- Directed by: Clif Lord
- Written by: Clif Lord Tommy Sowards
- Produced by: Samuel Burton Concetta Halstead JJ Lee Clif Lord
- Starring: Jason Weissbrod; Jeff Lorch;
- Cinematography: Stephen Treadway
- Edited by: Concetta Halstead Miki Miyazaki Gilmour
- Music by: Christopher Lord E. Shepherd Stevenson
- Production company: Doobious Sources
- Distributed by: Gravitas Ventures
- Release date: 2 January 2017 (Cannabis Film Festival);
- Running time: 98 minutes
- Country: United States
- Language: English

= Doobious Sources =

Doobious Sources is a 2017 American comedy film directed by Clif Lord, starring Jason Weissbrod and Jeff Lorch.

==Cast==
- Jason Weissbrod as Zorn Tappadapo
- Jeff Lorch as Reginald Block-Hunsleigh
- Creagen Dow as Ky Kittridge
- Joe Cortese as Magnus Martindale
- Edward James Gage as Evander Bagby
- Dan Warner as Greg Newman
- Mark Costello as Blake Morgan
- Henry LeBlanc as Mayor Simon Jessup
- Dave Shalansky as Mr. X
- Patrick O'Connor as Ritchie Pagosi
- Kara Luiz as Megan Jessup
- Maggie Rowe as Dr.
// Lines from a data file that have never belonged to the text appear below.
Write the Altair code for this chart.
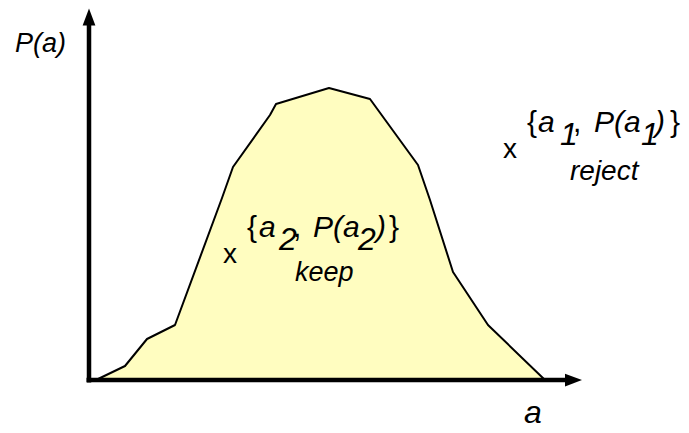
import altair as alt
import pandas as pd

# Density curve P(a) (units: a to the right, P upward; origin at the axes corner)
curve_a = [7, 36, 58, 86, 133, 144, 181, 187, 240, 281, 329, 341, 364, 399, 456]
curve_p = [0, 14, 41, 55, 182, 213, 265, 276, 292, 281, 215, 180, 108, 55, 0]

# Annotation text pieces
label_text = ["P(a)", "a",
              "x", "{", "a", "1", ",", "P(a", "1", ")", "}", "reject",
              "x", "{", "a", "2", ",", "P(a", "2", ")", "}", "keep"]
label_a = [-74, 435,
           414, 438, 449, 471, 484, 505, 552, 566, 581, 481,
           134, 158, 170, 190, 204, 224, 269, 287, 300, 206]
label_p = [328, -43,
           222, 248, 248, 235, 248, 248, 235, 248, 248, 200,
           117, 143, 143, 130, 143, 143, 130, 143, 143, 99]
label_size = [27, 32,
              28, 30, 30, 32, 30, 30, 32, 30, 30, 28,
              28, 30, 30, 32, 30, 30, 32, 30, 30, 27]
label_style = ["italic", "italic",
               "normal", "normal", "italic", "italic", "normal", "italic", "italic", "italic", "normal", "italic",
               "normal", "normal", "italic", "italic", "normal", "italic", "italic", "italic", "normal", "italic"]

curve = pd.DataFrame({"a": curve_a, "p": curve_p})
labels = pd.DataFrame({"a": label_a, "p": label_p, "t": label_text,
                       "size": label_size, "style": label_style})

xs = alt.Scale(domain=[-81, 592], nice=False, zero=False)
ys = alt.Scale(domain=[-45, 372], nice=False, zero=False)
X = lambda f: alt.X(f, type="quantitative", scale=xs, axis=None)
Y = lambda f: alt.Y(f, type="quantitative", scale=ys, axis=None)

area = alt.Chart(curve).mark_area(color="#FFFDC0").encode(x=X("a"), y=Y("p"))
line = alt.Chart(curve).mark_line(color="black", strokeWidth=2, strokeJoin="round").encode(
    x=X("a"), y=Y("p"))

yaxis = alt.Chart(pd.DataFrame({"a": [0], "p0": [-2.5], "p1": [356]})).mark_rule(
    color="black", strokeWidth=4.5).encode(x=X("a"), y=Y("p0"), y2="p1")
xaxis = alt.Chart(pd.DataFrame({"p": [0], "a0": [-2.5], "a1": [478]})).mark_rule(
    color="black", strokeWidth=4.5).encode(y=Y("p"), x=X("a0"), x2="a1")

yarrow = alt.Chart(pd.DataFrame({"a": [0], "p": [363]})).mark_point(
    shape="M0,-1L-0.75,1L0.75,1Z", filled=True, color="black", opacity=1, size=289).encode(
    x=X("a"), y=Y("p"))
xarrow = alt.Chart(pd.DataFrame({"a": [484.5], "p": [0]})).mark_point(
    shape="M1,0L-1,-0.75L-1,0.75Z", filled=True, color="black", opacity=1, size=289).encode(
    x=X("a"), y=Y("p"))

def text_layer(style):
    return alt.Chart(labels).transform_filter(alt.datum.style == style).mark_text(
        align="left", baseline="alphabetic", font="Liberation Sans", fontStyle=style,
        color="black").encode(
        x=X("a"), y=Y("p"), text="t:N", size=alt.Size("size:Q", scale=None))

chart = alt.layer(area, line, yaxis, xaxis, yarrow, xarrow,
                  text_layer("italic"), text_layer("normal")).properties(
    width=673, height=417, padding=0, autosize="none"
).configure_view(stroke=None)

chart.save("out.html", embed_options={"renderer": "svg", "actions": False})
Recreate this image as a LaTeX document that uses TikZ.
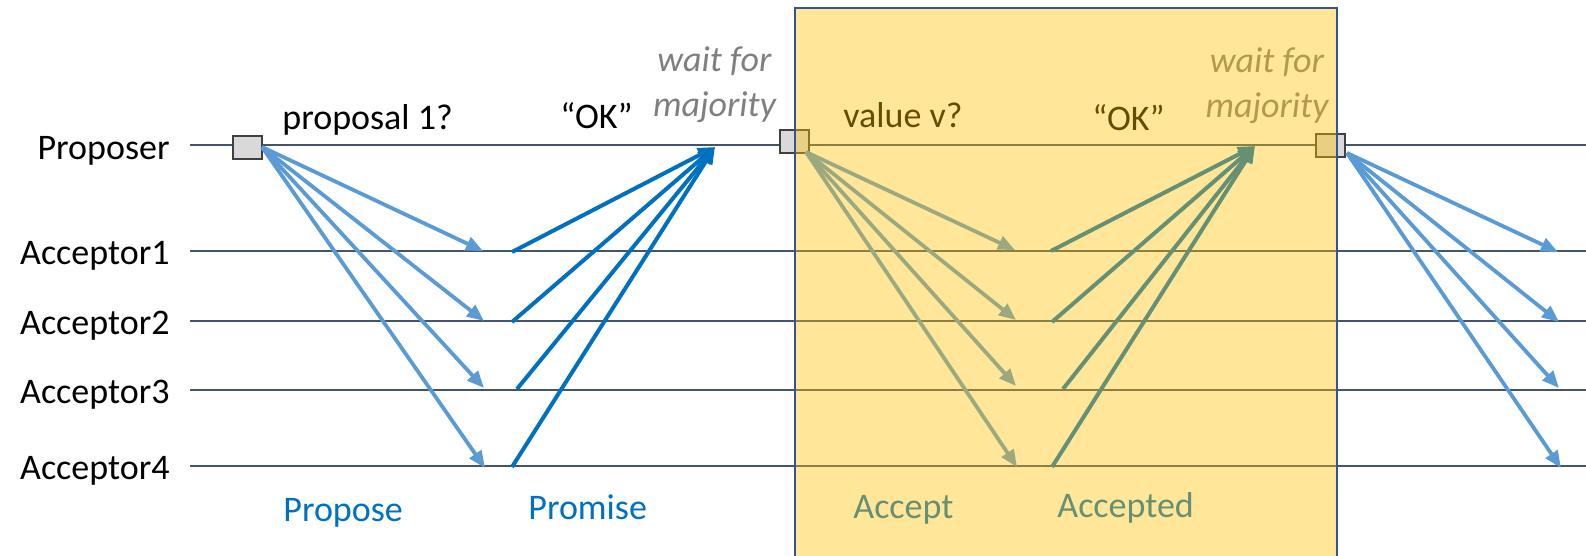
\documentclass[tikz,border=0pt]{standalone}
\usepackage{fontspec}
\setmainfont{Carlito}
\usetikzlibrary{arrows.meta}
\definecolor{lanecol}{HTML}{44546A}
\definecolor{reqblue}{HTML}{5B9BD5}
\definecolor{repblue}{HTML}{0070C0}
\definecolor{notegray}{HTML}{7F7F7F}
\definecolor{boxfill}{HTML}{D9D9D9}
\definecolor{boxline}{HTML}{404040}
\definecolor{phasefill}{HTML}{FFC000}
\definecolor{phaseline}{HTML}{2F5597}
\begin{document}
\begin{tikzpicture}[x=0.5pt,y=-0.5pt,
  lane/.style={draw=lanecol, line width=1pt},
  msgbox/.style={draw=boxline, fill=boxfill, line width=1pt, minimum width=14.5pt, minimum height=11.5pt, inner sep=0pt},
  req/.style={draw=reqblue, line width=1.9pt, -{Triangle[length=8.5pt,width=7pt]}},
  rep/.style={draw=repblue, line width=2pt, -{Triangle[length=8.5pt,width=7pt]}},
  lbl/.style={inner sep=0pt, font=\fontsize{18}{22}\selectfont},
  note/.style={inner sep=0pt, text=notegray, font=\fontsize{18}{22}\selectfont\itshape},
  phase/.style={inner sep=0pt, text=repblue, font=\fontsize{18}{22}\selectfont}]
\useasboundingbox (0,0) rectangle (1586,556);

% lifelines
\foreach \n/\y in {0/145.5,1/251,2/320.5,3/390,4/466}{
  \coordinate (s\n) at (190,\y);
  \coordinate (e\n) at (1586,\y);
  \draw[lane] (s\n) -- (e\n);
}

% role names
\node[lbl, anchor=base east] (nP) at (170,160) {Proposer};
\node[lbl, anchor=base east] (nA1) at (170,264) {Acceptor1};
\node[lbl, anchor=base east] (nA2) at (170,334) {Acceptor2};
\node[lbl, anchor=base east] (nA3) at (170,403) {Acceptor3};
\node[lbl, anchor=base east] (nA4) at (170,479) {Acceptor4};

% proposer steps
\node[msgbox] (b1) at (247,147.5) {};
\node[msgbox] (b2) at (794,141.5) {};
\node[msgbox] (b3) at (1330,145.5) {};

% phase 1: propose
\coordinate (pS) at (262,147);
\coordinate (pT1) at (483,251);
\coordinate (pT2) at (484,321);
\coordinate (pT3) at (484,388);
\coordinate (pT4) at (485,468);
\foreach \i in {1,2,3,4} \draw[req] (pS) -- (pT\i);

% phase 1: promise
\coordinate (qS1) at (512,252);
\coordinate (qS2) at (512,322);
\coordinate (qS3) at (517,389);
\coordinate (qS4) at (512,467);
\coordinate (qT) at (715,147);
\foreach \i in {1,2,3,4} \draw[rep] (qS\i) -- (qT);

% phase 2: accept
\coordinate (aS) at (806,152);
\coordinate (aT1) at (1015,250);
\coordinate (aT2) at (1016,320);
\coordinate (aT3) at (1016,386);
\coordinate (aT4) at (1017,467);
\foreach \i in {1,2,3,4} \draw[req] (aS) -- (aT\i);

% phase 2: accepted
\coordinate (cS1) at (1051,251);
\coordinate (cS2) at (1052,322);
\coordinate (cS3) at (1063,389);
\coordinate (cS4) at (1052,467);
\coordinate (cT) at (1255,146);
\foreach \i in {1,2,3,4} \draw[rep] (cS\i) -- (cT);

% next round
\coordinate (rS) at (1347,153);
\coordinate (rT1) at (1558,252);
\coordinate (rT2) at (1559,322);
\coordinate (rT3) at (1559,388);
\coordinate (rT4) at (1561,468);
\foreach \i in {1,2,3,4} \draw[req] (rS) -- (rT\i);

% message texts
\node[lbl, anchor=base west] (t1) at (282,130) {proposal 1?};
\node[lbl, anchor=base west] (t2) at (560,129) {“OK”};
\node[note, anchor=base] (w1a) at (714.5,72) {wait for};
\node[note, anchor=base] (w1b) at (714.5,117) {majority};
\node[lbl, anchor=base west] (t3) at (843,128) {value v?};
\node[lbl, anchor=base west] (t4) at (1092,131) {“OK”};
\node[note, anchor=base] (w2a) at (1267,73) {wait for};
\node[note, anchor=base] (w2b) at (1267,118) {majority};

% phase names
\node[phase, anchor=base west] (ph1) at (283,521) {Propose};
\node[phase, anchor=base west] (ph2) at (528,519) {Promise};
\node[phase, anchor=base west] (ph3) at (853,518) {Accept};
\node[phase, anchor=base west] (ph4) at (1057,517) {Accepted};

% highlighted second phase
\fill[phasefill, fill opacity=0.4] (795,8) rectangle (1337,556);
\draw[phaseline, line width=1pt] (795,556) -- (795,8) -- (1337,8) -- (1337,556);
\end{tikzpicture}
\end{document}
Laura Ingall
- Brynn Thayer as Josie Martindale
- Ilya Jordanov as Bart Hosing

==Release==
The film premiered at the Maine Cannabis Film Festival on 2 January 2017, where it won the Golden Leaf award.

==Reception==
Michael Rechtshaffen of the Los Angeles Times called the film "wildly unfunny".

Edward Douglas of Film Journal International wrote that the film does not contain "anything even remotely funny".

Frank Scheck of The Hollywood Reporter wrote that the film "manages to take the fun out of smoking pot."